There were three monsters I didn't recognize at all. I had to look them up and it turns out they were taken from titles from some spin-off book series that were published after I had stopped reading them religiously. They were the only ones I couldn't identify. There were some fantastic shots of the monster ensemble that didn't last long enough for me to take it all in and appreciate the detail of. Sure, the shots were good and lasted an appropriate amount of time, but I wanted to just look at it and watch for characters I recognized. I guess I'll just have to get a copy of the movie to geek out over.
Not only did Goosebumps feature some above average camera work here and there, it boasted some pretty good special effects which I appreciated. Practical effects were used as often as possible. Monster suits, costumes, and make up were used instead of CGI animated creatures when it could be done, but even the digital creatures were well animated. Puppets were used to great advantage as well. Having Slappy the Ventriloquist Dummy (the movie's main antagonist) as a digitally animated creature would not have worked as well. He's a puppet, so a puppet was used to get that natural puppet movement.
Goosebumps is rated PG, and even with it's scary veneer it's a comedy adventure suitable for kids. There are lots of laughs and exciting chases to enjoy. Parts of it might get a bit too spooky for kids under 7, but overall it's a lot of fun. I laughed a whole lot during the movie. With all the mismatched monsters roaming about, it's almost like a kid-friendly version of The Cabin in the Woods. It's a fast-paced, never-boring trip to a world where stories and imagination are powerful tools. And that sort of thing just might inspire kids to do the scariest thing of all: pick up a book.

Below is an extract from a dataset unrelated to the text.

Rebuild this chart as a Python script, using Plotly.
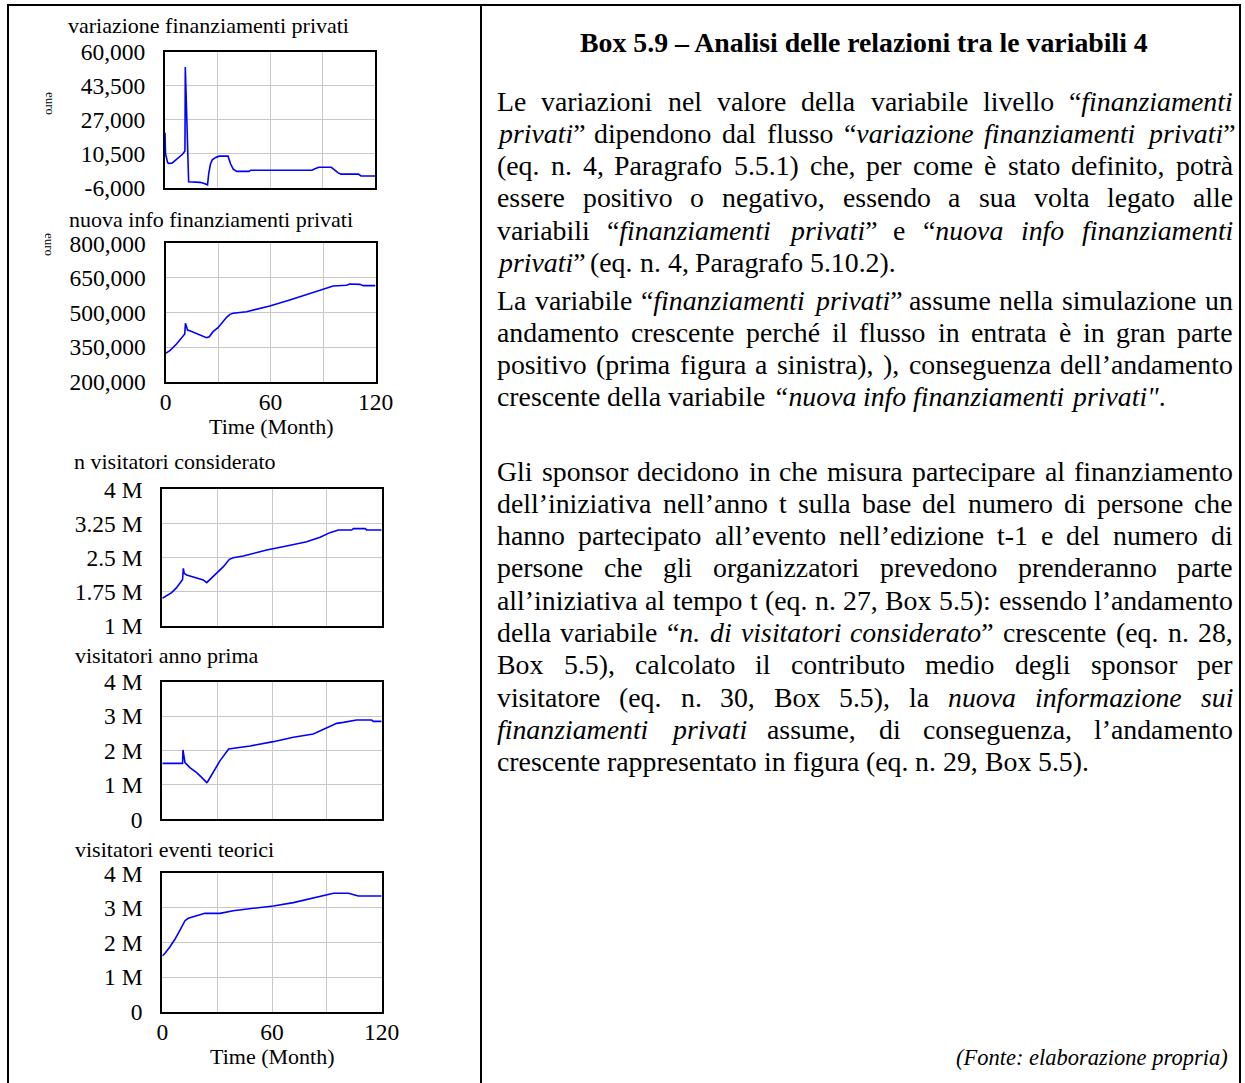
import plotly.graph_objects as go

W, H = 1245, 1083
SERIF = "Liberation Serif, Times New Roman, serif"
BLUE = "#0000ff"
GRID = "#c8c8c8"

# ---------------------------------------------------------------- data
# Simulation output, time in months
t_var_fin = [0, 0.3, 1.5, 2, 4, 6, 8, 10, 11.4, 11.6, 13.5, 16, 20, 22, 23.5, 24.3,
             25, 26, 27, 29, 31, 36, 37.5, 39, 41, 48, 49, 84, 86, 88, 95, 97, 99,
             100.5, 110.5, 112, 120]
var_fin = [20700, 10500, 6200, 5800, 5900, 7200, 8600, 10200, 11800, 52600, -3100,
           -3100, -3400, -3800, -4300, -4600, 1000, 5500, 7500, 8700, 9300, 9400,
           5500, 3000, 1900, 1900, 2500, 2500, 3300, 3900, 3900, 2500, 1200, 600,
           600, -300, -300]

t_nuova_info = [0, 2.5, 6.3, 9.1, 11, 11.4, 12.6, 13.9, 17.7, 21.5, 23.4, 25, 27.2,
                30, 32, 34.9, 36.8, 38.7, 46.3, 59.6, 71, 78.7, 86.3, 95.8, 103.4,
                105.3, 111, 113, 120]
nuova_info = [322900, 334500, 363400, 388000, 406700, 453000, 424000, 421000,
              409600, 398000, 390800, 395000, 416900, 434200, 453000, 479000,
              492000, 496400, 503600, 528000, 554000, 573000, 590400, 615000,
              617800, 623600, 622000, 616400, 616400]

t_vis_cons = [0, 2.4, 5.1, 7.8, 9.7, 10.8, 11.1, 11.5, 12, 13.3, 18.8, 22.4, 24.3,
              26.1, 29.7, 33.4, 36.7, 38.8, 44.3, 57.1, 68, 79, 86.3, 91.7, 96.3,
              103.6, 104.5, 110.9, 111.8, 120]
vis_cons = [1607000, 1658000, 1732000, 1841000, 1951000, 1995000, 2020000, 2266000,
            2156000, 2120000, 2060000, 2010000, 1951000, 2024000, 2171000, 2302000,
            2463000, 2500000, 2537000, 2668000, 2756000, 2851000, 2946000, 3049000,
            3107000, 3107000, 3137000, 3137000, 3107000, 3107000]

t_vis_prima = [0, 11.1, 11.3, 11.9, 12.4, 15.1, 18.8, 21.5, 24.3, 24.8, 27.9, 31.6,
               36.3, 42.5, 48, 60.7, 71.7, 82.6, 89, 95.4, 99, 106.3, 114.5, 115.4, 120]
vis_prima = [1627000, 1627000, 2015000, 1772000, 1647000, 1501000, 1356000, 1220000,
             1065000, 1094000, 1385000, 1705000, 2044000, 2092000, 2131000, 2257000,
             2383000, 2479000, 2644000, 2789000, 2818000, 2886000, 2886000, 2847000,
             2847000]

t_vis_teor = [0, 1.5, 4.2, 6.9, 9.7, 11.1, 12.4, 14.2, 17, 20.6, 23.3, 31.6, 38.8,
              49.8, 60.7, 71.7, 82.6, 89, 93.6, 101.8, 107.2, 120]
vis_teor = [1610000, 1687000, 1879000, 2092000, 2361000, 2506000, 2631000, 2699000,
            2747000, 2795000, 2843000, 2843000, 2920000, 2988000, 3055000, 3152000,
            3277000, 3354000, 3422000, 3422000, 3345000, 3345000]

# axis ticks
time_ticks = [0, 30, 60, 90, 120]
time_labels = ["0", "", "60", "", "120"]
var_ticks = [-6000, 10500, 27000, 43500, 60000]
var_labels = ["-6,000", "10,500", "27,000", "43,500", "60,000"]
info_ticks = [200000, 350000, 500000, 650000, 800000]
info_labels = ["200,000", "350,000", "500,000", "650,000", "800,000"]
cons_ticks = [1000000, 1750000, 2500000, 3250000, 4000000]
cons_labels = ["1 M", "1.75 M", "2.5 M", "3.25 M", "4 M"]
mil_ticks = [0, 1000000, 2000000, 3000000, 4000000]
mil_labels = ["0", "1 M", "2 M", "3 M", "4 M"]

titles = ["variazione finanziamenti privati", "nuova info finanziamenti privati",
          "n visitatori considerato", "visitatori anno prima",
          "visitatori eventi teorici"]
unit_label = "euro"

box_title = "Box 5.9 – Analisi delle relazioni tra le variabili 4"
paragraphs = [
    [
        "Le variazioni nel valore della variabile livello “<i>finanziamenti</i>",
        "<i>privati</i>” dipendono dal flusso “<i>variazione finanziamenti privati</i>”",
        "(eq. n. 4, Paragrafo 5.5.1) che, per come è stato definito, potrà",
        "essere positivo o negativo, essendo a sua volta legato alle",
        "variabili “<i>finanziamenti privati</i>” e “<i>nuova info finanziamenti</i>",
        "<i>privati</i>” (eq. n. 4, Paragrafo 5.10.2).",
    ],
    [
        "La variabile “<i>finanziamenti privati</i>” assume nella simulazione un",
        "andamento crescente perché il flusso in entrata è in gran parte",
        "positivo (prima figura a sinistra), ), conseguenza dell’andamento",
        "crescente della variabile <i>“nuova info finanziamenti privati\"</i>.",
    ],
    [
        "Gli sponsor decidono in che misura partecipare al finanziamento",
        "dell’iniziativa nell’anno t sulla base del numero di persone che",
        "hanno partecipato all’evento nell’edizione t-1 e del numero di",
        "persone che gli organizzatori prevedono prenderanno parte",
        "all’iniziativa al tempo t (eq. n. 27, Box 5.5): essendo l’andamento",
        "della variabile “<i>n. di visitatori considerato</i>” crescente (eq. n. 28,",
        "Box 5.5), calcolato il contributo medio degli sponsor per",
        "visitatore (eq. n. 30, Box 5.5), la <i>nuova informazione sui</i>",
        "<i>finanziamenti privati</i> assume, di conseguenza, l’andamento",
        "crescente rappresentato in figura (eq. n. 29, Box 5.5).",
    ],
]
source_note = "(Fonte: elaborazione propria)"


# ---------------------------------------------------------------- helpers
def px_x(x):
    return x / W


def px_y(y):
    return 1 - y / H


# Times-compatible advance widths (1/1000 em) used to justify the body text
ROMAN = dict(zip("abcdefghijklmnopqrstuvwxyz",
                 [444, 500, 444, 500, 444, 333, 500, 500, 278, 278, 500, 278, 778,
                  500, 500, 500, 500, 333, 389, 278, 500, 500, 722, 500, 500, 444]))
ROMAN.update(zip("ABCDEFGHIJKLMNOPQRSTUVWXYZ",
                 [722, 667, 667, 722, 611, 556, 722, 722, 333, 389, 722, 611, 889,
                  722, 722, 556, 722, 667, 556, 611, 722, 722, 944, 722, 722, 611]))
ROMAN.update({c: 500 for c in "0123456789"})
ROMAN.update({".": 250, ",": 250, "(": 333, ")": 333, ":": 278, ";": 278, "-": 333,
              "–": 500, "“": 444, "”": 444, "’": 333, "‘": 333, '"': 408,
              "è": 444, "à": 444, "é": 444, "ò": 500, "ù": 500, " ": 250})
ITALIC = dict(zip("abcdefghijklmnopqrstuvwxyz",
                  [500, 500, 444, 500, 444, 278, 500, 500, 278, 278, 444, 278, 722,
                   500, 500, 500, 500, 389, 389, 278, 500, 444, 667, 444, 444, 389]))
ITALIC.update({c: 500 for c in "0123456789"})
ITALIC.update({".": 250, ",": 250, "(": 333, ")": 333, ":": 333, "“": 556, "”": 556,
               "’": 333, '"': 420, "F": 611, " ": 250})


def split_words(line):
    """Split a marked-up line into words made of (text, italic) runs."""
    words, cur, buf, italic, i = [], [], "", False, 0
    while i < len(line):
        if line.startswith("<i>", i) or line.startswith("</i>", i):
            if buf:
                cur.append((buf, italic))
                buf = ""
            italic = line.startswith("<i>", i)
            i += 3 if italic else 4
            continue
        ch = line[i]
        if ch == " ":
            if buf:
                cur.append((buf, italic))
                buf = ""
            if cur:
                words.append(cur)
                cur = []
        else:
            buf += ch
        i += 1
    if buf:
        cur.append((buf, italic))
    if cur:
        words.append(cur)
    return words


def word_width(runs, size):
    total = 0
    for text, it in runs:
        table = ITALIC if it else ROMAN
        total += sum(table.get(ch, 500) for ch in text)
    return total * size / 1000


def word_html(runs):
    return "".join(f"<i>{t}</i>" if it else t for t, it in runs)


def label(text, x, y, size, xanchor="left", angle=0, italic=False):
    return dict(text=f"<i>{text}</i>" if italic else text, x=px_x(x), y=px_y(y),
                xref="paper", yref="paper", xanchor=xanchor, yanchor="middle",
                textangle=angle, showarrow=False, borderpad=0,
                font=dict(family=SERIF, size=size, color="black"))


# ---------------------------------------------------------------- figure
fig = go.Figure()

panels = [
    (t_var_fin, var_fin, (165, 375), (51.7, 187.7), [-6000, 60000], var_ticks, var_labels, False),
    (t_nuova_info, nuova_info, (165.5, 375.5), (243.3, 381.7), [200000, 800000], info_ticks, info_labels, True),
    (t_vis_cons, vis_cons, (162.3, 381.7), (489.3, 626), [1000000, 4000000], cons_ticks, cons_labels, False),
    (t_vis_prima, vis_prima, (162.3, 381.7), (681.7, 819.3), [0, 4000000], mil_ticks, mil_labels, False),
    (t_vis_teor, vis_teor, (162.3, 381.7), (873.3, 1011.7), [0, 4000000], mil_ticks, mil_labels, True),
]
title_pos = [(67, 25.5), (67.5, 219), (73, 461.5), (73.5, 655), (73.5, 849)]

layout_axes = {}
annotations = []
tick_font = dict(family=SERIF, size=23.5, color="black")

for k, (tx, ty, xd, yd, yr, yt, yl, show_time) in enumerate(panels, start=1):
    sfx = "" if k == 1 else str(k)
    fig.add_trace(go.Scatter(x=tx, y=ty, mode="lines",
                             line=dict(color=BLUE, width=1.6),
                             xaxis="x" + sfx, yaxis="y" + sfx,
                             showlegend=False, hoverinfo="skip"))
    layout_axes["xaxis" + sfx] = dict(
        domain=[px_x(xd[0]), px_x(xd[1])], anchor="y" + sfx, range=[0, 120],
        tickmode="array", tickvals=time_ticks, ticktext=time_labels,
        showticklabels=show_time, ticks="", ticklabelstandoff=-2, automargin=False,
        showgrid=True, gridcolor=GRID, gridwidth=1, zeroline=False,
        showline=True, linecolor="black", linewidth=2, mirror=True,
        tickfont=tick_font, fixedrange=True)
    layout_axes["yaxis" + sfx] = dict(
        domain=[px_y(yd[1]), px_y(yd[0])], anchor="x" + sfx, range=yr,
        tickmode="array", tickvals=yt, ticktext=yl, ticks="",
        ticklabelstandoff=13, automargin=False,
        showgrid=True, gridcolor=GRID, gridwidth=1, zeroline=False,
        showline=True, linecolor="black", linewidth=2, mirror=True,
        tickfont=tick_font, fixedrange=True)
    annotations.append(label(titles[k - 1], *title_pos[k - 1], 22))
    if show_time:
        annotations.append(label("Time (Month)", (xd[0] + xd[1]) / 2, yd[1] + 45,
                                 22, xanchor="center"))

# unit labels of the two money panels
for yc in (103, 244):
    annotations.append(label(unit_label, 50, yc, 13, xanchor="center", angle=90))

# right-hand text column
BODY = 27.8
LEFT, RIGHT = 496, 1232
annotations.append(label(f"<b>{box_title}</b>", 863.5, 43, BODY, xanchor="center"))

para_top = [101, 300, 471]
PITCH = 32.3
for top, lines in zip(para_top, paragraphs):
    for j, line in enumerate(lines):
        y = top + j * PITCH
        words = split_words(line)
        widths = [word_width(w, BODY) for w in words]
        last = j == len(lines) - 1
        if last or len(words) < 2:
            gap = 0.25 * BODY
        else:
            gap = (RIGHT - LEFT - sum(widths)) / (len(words) - 1)
        x = LEFT
        for w, wd in zip(words, widths):
            annotations.append(label(word_html(w), x, y, BODY))
            x += wd + gap

annotations.append(label(source_note, 1229, 1057, 22.5, xanchor="right", italic=True))

# frame of the box
frame = dict(type="line", xref="paper", yref="paper", line=dict(color="black", width=2))
shapes = [
    dict(frame, x0=px_x(7), x1=px_x(1241), y0=px_y(5), y1=px_y(5)),
    dict(frame, x0=px_x(8), x1=px_x(8), y0=px_y(5), y1=0),
    dict(frame, x0=px_x(481), x1=px_x(481), y0=px_y(5), y1=0),
    dict(frame, x0=px_x(1240), x1=px_x(1240), y0=px_y(5), y1=0),
]

fig.update_layout(
    width=W, height=H, autosize=False,
    margin=dict(l=0, r=0, t=0, b=0, pad=0, autoexpand=False),
    showlegend=False,
    paper_bgcolor="white", plot_bgcolor="white",
    font=dict(family=SERIF, color="black"),
    annotations=annotations, shapes=shapes,
    **layout_axes,
)

fig.write_html("out.html")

Goosebumps doesn't particularly do anything original, but what it does do is remarkably fun! There are fun characters, an uneven story, great special effects, exciting monsters, some surprising emotional heft, a generous helping of humor, and several gags at the expense of Stephen King. This is a fun movie the whole family could enjoy, especially around Halloween time! I admit that I could be viewing this movie with rose-tinted nostalgia glasses, but I really enjoyed it. You don't need to have read the books to appreciate this movie, but you certainly will have a lot more fun if you have. This is worth seeing in theaters, and I plan on getting a copy of this myself; in part because it was a good, fun movie and because it was an amusing trip down memory lane. Make sure to be on the lookout for a cameo by the real R. L. Stine.